◆ Objective: Copy out each line that includes the word "seaborn".

◆ Collected material:
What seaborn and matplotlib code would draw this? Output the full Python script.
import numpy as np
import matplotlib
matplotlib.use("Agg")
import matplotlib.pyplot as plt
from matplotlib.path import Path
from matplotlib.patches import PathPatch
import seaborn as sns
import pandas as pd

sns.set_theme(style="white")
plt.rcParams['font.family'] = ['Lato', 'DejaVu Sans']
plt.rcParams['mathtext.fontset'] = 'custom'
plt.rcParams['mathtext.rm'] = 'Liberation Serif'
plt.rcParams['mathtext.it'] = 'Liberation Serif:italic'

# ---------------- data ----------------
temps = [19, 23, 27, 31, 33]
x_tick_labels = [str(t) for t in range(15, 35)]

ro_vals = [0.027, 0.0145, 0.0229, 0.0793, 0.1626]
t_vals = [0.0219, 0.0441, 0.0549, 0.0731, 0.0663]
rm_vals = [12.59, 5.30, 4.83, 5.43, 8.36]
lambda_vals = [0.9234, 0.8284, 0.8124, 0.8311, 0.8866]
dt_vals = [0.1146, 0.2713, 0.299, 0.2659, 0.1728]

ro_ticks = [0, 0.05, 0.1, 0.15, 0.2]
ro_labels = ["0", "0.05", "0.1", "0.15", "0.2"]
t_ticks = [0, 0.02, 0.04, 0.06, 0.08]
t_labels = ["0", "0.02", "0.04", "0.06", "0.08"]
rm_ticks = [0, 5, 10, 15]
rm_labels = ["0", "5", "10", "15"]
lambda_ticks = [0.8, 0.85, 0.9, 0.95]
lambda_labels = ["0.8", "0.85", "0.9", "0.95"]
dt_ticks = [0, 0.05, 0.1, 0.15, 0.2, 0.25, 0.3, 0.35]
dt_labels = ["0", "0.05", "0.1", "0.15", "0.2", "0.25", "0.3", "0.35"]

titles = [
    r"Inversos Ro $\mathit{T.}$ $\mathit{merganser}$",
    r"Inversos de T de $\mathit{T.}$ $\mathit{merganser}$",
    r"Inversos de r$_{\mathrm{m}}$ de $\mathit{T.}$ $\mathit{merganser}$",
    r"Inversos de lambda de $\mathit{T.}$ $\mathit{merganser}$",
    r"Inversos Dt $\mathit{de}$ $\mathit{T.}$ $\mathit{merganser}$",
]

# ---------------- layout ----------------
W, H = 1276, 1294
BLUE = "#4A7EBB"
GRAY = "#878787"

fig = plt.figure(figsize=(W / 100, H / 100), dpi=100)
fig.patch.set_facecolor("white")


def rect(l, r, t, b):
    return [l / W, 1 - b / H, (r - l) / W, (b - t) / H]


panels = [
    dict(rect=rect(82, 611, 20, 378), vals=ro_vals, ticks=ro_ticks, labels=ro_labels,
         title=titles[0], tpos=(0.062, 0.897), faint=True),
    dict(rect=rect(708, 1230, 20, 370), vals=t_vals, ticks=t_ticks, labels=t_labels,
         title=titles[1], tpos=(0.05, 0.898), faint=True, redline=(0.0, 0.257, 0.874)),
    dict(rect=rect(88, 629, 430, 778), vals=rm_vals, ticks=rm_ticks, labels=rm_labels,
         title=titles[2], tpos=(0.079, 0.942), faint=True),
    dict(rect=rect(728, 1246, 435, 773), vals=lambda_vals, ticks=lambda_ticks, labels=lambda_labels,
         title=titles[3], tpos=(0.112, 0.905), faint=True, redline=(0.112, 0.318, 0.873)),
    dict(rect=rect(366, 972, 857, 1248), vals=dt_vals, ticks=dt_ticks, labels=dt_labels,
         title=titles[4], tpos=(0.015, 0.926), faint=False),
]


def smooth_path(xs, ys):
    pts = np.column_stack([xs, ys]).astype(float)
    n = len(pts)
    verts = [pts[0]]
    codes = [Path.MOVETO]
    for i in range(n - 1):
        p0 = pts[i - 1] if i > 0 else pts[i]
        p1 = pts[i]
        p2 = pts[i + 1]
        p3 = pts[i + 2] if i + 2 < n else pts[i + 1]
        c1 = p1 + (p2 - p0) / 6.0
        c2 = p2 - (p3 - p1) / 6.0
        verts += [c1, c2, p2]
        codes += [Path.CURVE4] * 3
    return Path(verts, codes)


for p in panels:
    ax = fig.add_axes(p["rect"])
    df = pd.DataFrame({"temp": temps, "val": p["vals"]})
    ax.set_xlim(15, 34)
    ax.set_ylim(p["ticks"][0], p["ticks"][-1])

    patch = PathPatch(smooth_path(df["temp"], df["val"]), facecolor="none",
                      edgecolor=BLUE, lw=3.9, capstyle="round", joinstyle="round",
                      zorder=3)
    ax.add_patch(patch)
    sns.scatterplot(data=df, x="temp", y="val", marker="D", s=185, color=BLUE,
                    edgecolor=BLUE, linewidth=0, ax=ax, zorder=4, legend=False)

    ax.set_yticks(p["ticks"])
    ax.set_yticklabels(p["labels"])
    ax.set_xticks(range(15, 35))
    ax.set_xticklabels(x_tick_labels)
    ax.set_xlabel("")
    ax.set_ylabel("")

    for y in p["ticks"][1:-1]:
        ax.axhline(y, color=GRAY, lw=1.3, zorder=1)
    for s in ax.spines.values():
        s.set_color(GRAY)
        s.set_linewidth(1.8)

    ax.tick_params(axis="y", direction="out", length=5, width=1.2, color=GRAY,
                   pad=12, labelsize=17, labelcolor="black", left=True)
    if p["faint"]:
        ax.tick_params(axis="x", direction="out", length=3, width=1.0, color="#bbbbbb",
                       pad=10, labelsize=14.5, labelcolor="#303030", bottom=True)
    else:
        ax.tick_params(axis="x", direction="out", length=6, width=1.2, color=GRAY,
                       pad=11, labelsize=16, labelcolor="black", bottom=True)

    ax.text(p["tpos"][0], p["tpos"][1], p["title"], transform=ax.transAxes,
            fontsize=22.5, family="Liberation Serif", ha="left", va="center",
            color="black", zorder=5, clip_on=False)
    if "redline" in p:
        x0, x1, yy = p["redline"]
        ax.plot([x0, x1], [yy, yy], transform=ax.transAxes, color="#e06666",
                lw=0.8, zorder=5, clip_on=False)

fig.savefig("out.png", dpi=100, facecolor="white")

◆ Finished answer:
What seaborn and matplotlib code would draw this? Output the full Python script.
import seaborn as sns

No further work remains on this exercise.